-- Begin Input data --
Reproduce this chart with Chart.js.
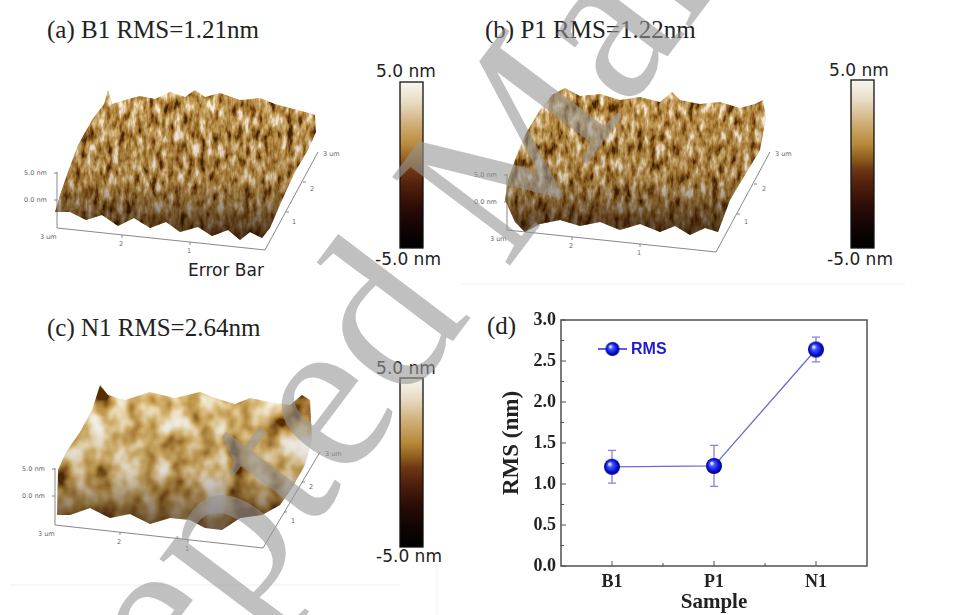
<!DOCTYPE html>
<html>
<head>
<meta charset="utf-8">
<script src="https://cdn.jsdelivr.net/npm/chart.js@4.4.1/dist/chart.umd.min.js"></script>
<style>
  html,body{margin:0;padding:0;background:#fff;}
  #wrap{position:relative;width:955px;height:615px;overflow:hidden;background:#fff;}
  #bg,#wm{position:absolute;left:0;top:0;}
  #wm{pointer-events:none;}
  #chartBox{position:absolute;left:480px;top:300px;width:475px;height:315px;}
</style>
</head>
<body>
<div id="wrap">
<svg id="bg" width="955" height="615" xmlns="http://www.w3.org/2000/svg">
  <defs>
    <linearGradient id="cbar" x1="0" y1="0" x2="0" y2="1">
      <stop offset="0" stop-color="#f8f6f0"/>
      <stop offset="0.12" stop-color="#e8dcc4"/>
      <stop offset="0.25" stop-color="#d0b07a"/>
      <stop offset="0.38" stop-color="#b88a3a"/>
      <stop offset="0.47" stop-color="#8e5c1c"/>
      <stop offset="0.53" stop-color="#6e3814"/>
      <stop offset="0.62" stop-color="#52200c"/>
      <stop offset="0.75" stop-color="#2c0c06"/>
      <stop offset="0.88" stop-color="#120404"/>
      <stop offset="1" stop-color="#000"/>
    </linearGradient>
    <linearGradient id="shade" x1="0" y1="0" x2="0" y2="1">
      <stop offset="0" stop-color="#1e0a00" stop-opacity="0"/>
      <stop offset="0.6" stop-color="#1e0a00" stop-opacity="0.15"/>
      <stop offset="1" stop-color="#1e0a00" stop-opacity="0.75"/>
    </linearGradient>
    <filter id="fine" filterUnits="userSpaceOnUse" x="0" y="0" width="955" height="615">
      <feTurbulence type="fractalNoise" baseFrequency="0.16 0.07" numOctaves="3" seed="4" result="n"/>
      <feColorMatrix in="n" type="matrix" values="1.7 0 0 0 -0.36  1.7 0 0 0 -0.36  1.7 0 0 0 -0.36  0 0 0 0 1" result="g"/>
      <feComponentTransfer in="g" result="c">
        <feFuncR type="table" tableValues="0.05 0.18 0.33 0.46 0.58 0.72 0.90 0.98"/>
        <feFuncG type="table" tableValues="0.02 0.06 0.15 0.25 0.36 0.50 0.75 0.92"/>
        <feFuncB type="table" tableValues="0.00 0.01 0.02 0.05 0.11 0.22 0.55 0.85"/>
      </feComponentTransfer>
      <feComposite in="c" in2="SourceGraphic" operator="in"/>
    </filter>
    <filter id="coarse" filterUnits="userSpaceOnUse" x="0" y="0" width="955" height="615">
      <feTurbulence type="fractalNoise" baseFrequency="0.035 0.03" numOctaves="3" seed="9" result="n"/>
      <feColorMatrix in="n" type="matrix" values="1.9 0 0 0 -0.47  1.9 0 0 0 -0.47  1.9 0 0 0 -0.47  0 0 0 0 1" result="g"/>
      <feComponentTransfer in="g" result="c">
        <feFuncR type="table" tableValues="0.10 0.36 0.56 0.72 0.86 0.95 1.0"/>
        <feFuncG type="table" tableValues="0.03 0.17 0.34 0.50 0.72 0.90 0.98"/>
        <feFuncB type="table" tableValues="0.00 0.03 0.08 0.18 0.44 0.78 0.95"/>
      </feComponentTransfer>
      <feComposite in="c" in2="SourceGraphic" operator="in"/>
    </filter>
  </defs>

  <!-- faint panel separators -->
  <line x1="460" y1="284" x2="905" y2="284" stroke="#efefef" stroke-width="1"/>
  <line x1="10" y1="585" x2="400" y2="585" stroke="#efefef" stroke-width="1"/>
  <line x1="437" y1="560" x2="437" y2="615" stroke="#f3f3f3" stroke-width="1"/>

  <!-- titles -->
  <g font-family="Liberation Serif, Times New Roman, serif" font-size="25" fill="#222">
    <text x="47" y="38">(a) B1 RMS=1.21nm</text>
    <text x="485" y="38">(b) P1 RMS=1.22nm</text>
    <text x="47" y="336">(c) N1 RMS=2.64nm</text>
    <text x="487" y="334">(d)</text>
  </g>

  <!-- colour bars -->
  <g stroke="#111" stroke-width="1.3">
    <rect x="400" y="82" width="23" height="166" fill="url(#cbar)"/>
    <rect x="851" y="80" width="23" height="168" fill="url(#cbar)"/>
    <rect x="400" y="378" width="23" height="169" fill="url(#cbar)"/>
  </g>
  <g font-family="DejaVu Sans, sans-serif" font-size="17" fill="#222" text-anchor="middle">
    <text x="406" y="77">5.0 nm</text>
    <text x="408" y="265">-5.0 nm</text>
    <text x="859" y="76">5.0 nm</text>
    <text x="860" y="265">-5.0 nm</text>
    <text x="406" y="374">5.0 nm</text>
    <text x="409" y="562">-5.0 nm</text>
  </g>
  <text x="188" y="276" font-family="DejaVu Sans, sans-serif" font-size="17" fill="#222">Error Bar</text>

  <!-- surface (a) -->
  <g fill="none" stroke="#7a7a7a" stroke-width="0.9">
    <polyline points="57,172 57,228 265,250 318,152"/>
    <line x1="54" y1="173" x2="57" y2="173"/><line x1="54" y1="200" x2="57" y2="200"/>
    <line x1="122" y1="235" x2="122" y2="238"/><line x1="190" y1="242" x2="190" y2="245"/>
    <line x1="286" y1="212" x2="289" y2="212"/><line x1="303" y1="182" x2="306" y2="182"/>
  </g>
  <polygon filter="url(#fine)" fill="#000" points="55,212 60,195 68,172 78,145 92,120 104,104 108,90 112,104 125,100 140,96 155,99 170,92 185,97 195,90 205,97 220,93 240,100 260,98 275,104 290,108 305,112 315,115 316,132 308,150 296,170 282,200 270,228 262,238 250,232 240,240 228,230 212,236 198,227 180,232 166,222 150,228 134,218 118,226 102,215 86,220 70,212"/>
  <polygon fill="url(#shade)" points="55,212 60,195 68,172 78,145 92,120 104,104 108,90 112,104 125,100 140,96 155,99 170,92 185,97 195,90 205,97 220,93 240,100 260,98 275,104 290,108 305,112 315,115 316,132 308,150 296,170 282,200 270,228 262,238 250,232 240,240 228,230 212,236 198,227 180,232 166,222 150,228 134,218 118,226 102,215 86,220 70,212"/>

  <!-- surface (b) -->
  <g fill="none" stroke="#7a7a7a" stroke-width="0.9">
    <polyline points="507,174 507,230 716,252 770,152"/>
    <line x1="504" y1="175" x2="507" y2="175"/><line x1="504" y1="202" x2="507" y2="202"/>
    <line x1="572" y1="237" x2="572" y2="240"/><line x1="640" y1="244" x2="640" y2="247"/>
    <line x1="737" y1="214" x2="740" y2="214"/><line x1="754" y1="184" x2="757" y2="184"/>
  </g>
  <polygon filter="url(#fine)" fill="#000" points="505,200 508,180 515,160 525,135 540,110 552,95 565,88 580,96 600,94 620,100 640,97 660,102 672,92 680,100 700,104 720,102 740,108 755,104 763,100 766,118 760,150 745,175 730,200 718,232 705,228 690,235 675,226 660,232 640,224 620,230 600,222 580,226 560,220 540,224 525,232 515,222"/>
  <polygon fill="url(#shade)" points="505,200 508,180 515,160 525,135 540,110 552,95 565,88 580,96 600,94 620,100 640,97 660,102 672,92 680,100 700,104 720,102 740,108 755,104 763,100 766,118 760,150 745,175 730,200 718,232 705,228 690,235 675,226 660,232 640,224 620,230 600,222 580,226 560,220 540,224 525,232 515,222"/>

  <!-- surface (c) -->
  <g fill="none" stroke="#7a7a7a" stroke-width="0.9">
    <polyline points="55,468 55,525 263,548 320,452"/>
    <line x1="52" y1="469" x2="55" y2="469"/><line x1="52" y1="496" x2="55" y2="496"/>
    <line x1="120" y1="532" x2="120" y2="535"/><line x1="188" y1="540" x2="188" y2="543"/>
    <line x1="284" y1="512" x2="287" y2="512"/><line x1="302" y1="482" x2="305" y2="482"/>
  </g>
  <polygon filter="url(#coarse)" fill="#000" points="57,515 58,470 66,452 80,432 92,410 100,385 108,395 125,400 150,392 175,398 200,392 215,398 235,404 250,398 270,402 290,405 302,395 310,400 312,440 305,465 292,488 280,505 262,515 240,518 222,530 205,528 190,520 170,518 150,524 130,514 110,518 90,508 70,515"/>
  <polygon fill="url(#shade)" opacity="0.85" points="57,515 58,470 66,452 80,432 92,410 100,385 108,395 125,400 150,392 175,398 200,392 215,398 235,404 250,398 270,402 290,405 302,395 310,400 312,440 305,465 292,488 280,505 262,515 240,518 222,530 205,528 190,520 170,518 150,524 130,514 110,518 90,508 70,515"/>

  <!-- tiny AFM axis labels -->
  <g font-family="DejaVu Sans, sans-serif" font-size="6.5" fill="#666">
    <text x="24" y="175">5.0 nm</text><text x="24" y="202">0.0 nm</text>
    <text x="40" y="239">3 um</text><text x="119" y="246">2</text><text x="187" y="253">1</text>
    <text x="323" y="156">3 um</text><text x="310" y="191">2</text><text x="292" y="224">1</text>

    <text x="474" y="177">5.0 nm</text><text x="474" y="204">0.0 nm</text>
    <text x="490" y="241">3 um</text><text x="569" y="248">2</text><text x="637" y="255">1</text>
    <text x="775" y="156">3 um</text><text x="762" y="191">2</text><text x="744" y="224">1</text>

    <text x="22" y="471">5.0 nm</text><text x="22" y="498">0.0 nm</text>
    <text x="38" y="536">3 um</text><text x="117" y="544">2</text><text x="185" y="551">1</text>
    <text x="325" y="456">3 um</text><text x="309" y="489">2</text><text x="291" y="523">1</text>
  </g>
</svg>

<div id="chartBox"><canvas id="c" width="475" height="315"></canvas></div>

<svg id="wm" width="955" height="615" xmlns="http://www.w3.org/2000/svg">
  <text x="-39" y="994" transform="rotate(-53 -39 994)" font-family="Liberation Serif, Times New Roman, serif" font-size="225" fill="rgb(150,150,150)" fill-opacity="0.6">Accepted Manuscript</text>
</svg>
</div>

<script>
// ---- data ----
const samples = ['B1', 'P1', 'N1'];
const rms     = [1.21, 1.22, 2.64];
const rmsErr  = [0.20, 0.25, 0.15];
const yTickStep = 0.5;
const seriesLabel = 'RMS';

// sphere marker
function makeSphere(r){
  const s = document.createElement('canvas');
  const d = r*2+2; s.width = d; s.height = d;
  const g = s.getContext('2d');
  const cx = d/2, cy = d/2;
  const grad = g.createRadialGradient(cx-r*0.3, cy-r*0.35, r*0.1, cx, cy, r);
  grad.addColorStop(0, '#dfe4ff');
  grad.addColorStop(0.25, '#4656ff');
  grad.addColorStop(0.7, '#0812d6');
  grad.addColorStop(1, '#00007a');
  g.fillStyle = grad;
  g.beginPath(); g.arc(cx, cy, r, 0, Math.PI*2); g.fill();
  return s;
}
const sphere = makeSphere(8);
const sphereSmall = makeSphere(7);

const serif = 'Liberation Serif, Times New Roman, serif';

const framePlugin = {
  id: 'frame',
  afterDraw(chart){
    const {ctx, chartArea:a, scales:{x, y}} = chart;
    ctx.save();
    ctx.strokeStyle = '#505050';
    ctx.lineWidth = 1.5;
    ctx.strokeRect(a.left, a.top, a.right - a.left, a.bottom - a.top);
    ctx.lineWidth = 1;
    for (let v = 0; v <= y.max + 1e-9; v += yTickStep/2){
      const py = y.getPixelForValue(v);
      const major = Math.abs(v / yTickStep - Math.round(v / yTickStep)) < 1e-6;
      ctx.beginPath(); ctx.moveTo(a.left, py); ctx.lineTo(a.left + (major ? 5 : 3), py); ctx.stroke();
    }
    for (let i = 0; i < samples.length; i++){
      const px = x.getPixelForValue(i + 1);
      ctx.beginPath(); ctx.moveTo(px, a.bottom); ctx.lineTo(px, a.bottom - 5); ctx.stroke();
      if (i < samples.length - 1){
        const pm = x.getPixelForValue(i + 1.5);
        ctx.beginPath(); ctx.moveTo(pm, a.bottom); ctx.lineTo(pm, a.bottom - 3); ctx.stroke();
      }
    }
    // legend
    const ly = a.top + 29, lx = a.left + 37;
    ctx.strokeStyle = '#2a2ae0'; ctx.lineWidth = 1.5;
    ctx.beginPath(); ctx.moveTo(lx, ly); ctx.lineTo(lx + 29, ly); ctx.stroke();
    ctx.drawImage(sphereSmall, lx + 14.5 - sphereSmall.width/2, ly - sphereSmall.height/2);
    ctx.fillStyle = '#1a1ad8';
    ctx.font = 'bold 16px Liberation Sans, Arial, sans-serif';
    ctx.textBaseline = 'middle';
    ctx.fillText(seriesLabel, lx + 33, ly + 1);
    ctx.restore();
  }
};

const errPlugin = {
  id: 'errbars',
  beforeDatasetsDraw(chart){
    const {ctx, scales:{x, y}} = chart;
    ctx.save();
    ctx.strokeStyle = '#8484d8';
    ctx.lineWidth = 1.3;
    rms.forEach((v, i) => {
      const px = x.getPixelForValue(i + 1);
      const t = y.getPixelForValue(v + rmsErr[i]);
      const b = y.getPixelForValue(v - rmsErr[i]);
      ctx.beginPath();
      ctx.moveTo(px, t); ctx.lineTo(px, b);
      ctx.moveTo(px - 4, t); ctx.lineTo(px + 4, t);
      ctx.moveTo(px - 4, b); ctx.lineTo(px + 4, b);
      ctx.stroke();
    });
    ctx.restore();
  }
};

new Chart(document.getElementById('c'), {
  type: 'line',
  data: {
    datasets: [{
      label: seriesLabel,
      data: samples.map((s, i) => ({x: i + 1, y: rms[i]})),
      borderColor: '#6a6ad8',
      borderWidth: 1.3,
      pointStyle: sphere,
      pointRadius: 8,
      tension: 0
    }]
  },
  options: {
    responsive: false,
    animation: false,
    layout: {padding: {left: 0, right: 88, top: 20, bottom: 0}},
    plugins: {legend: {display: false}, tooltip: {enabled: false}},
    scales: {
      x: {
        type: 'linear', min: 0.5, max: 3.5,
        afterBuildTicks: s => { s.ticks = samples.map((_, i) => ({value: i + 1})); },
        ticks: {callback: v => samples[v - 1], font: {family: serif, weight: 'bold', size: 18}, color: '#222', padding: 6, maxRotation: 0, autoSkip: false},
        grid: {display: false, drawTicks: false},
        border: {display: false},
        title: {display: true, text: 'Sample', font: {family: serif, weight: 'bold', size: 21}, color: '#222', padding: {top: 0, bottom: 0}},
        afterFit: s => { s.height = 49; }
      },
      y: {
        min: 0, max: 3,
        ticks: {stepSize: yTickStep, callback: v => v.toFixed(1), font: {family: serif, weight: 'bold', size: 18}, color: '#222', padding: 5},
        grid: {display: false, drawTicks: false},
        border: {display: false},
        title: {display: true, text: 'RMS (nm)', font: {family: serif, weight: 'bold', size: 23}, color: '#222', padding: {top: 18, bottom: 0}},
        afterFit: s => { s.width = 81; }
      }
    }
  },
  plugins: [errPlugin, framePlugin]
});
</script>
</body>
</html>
-- End Input data --
-- Begin Input data --
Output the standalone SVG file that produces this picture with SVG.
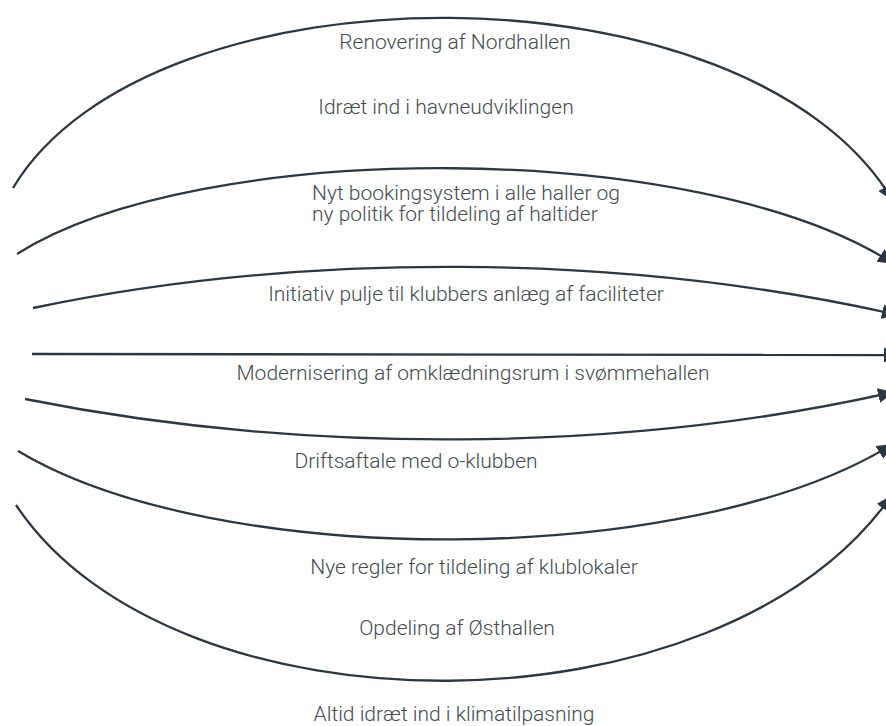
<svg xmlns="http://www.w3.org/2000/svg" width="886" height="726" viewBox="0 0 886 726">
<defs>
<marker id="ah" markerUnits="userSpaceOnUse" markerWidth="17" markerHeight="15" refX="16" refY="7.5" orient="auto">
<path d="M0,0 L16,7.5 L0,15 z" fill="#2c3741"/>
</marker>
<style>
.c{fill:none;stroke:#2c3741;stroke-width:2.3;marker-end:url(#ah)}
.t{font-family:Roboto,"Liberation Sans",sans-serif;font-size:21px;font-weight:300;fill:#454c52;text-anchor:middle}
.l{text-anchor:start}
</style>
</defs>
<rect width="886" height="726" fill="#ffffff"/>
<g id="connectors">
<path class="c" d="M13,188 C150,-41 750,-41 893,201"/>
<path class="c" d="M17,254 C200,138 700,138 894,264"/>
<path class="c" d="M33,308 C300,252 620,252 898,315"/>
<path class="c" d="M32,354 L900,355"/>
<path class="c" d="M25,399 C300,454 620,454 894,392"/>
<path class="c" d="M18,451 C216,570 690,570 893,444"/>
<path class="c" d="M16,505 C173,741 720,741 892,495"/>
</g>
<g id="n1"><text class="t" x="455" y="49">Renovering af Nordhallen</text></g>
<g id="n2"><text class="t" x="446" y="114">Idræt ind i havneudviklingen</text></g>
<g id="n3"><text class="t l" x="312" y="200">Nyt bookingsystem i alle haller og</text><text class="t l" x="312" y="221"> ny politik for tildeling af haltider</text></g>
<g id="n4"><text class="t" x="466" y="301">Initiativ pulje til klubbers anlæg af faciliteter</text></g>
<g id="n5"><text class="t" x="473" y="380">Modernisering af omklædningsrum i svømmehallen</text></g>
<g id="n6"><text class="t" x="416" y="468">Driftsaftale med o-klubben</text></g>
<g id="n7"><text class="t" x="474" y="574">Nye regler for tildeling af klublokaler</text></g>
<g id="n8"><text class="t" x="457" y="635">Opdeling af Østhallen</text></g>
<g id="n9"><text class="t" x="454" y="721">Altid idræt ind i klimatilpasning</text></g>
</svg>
-- End Input data --
# Your goal:
Filter the listing for the word "this" and copy every line that holds it.

# Final result:
Reproduce this chart with Chart.js.
Output the standalone SVG file that produces this picture with SVG.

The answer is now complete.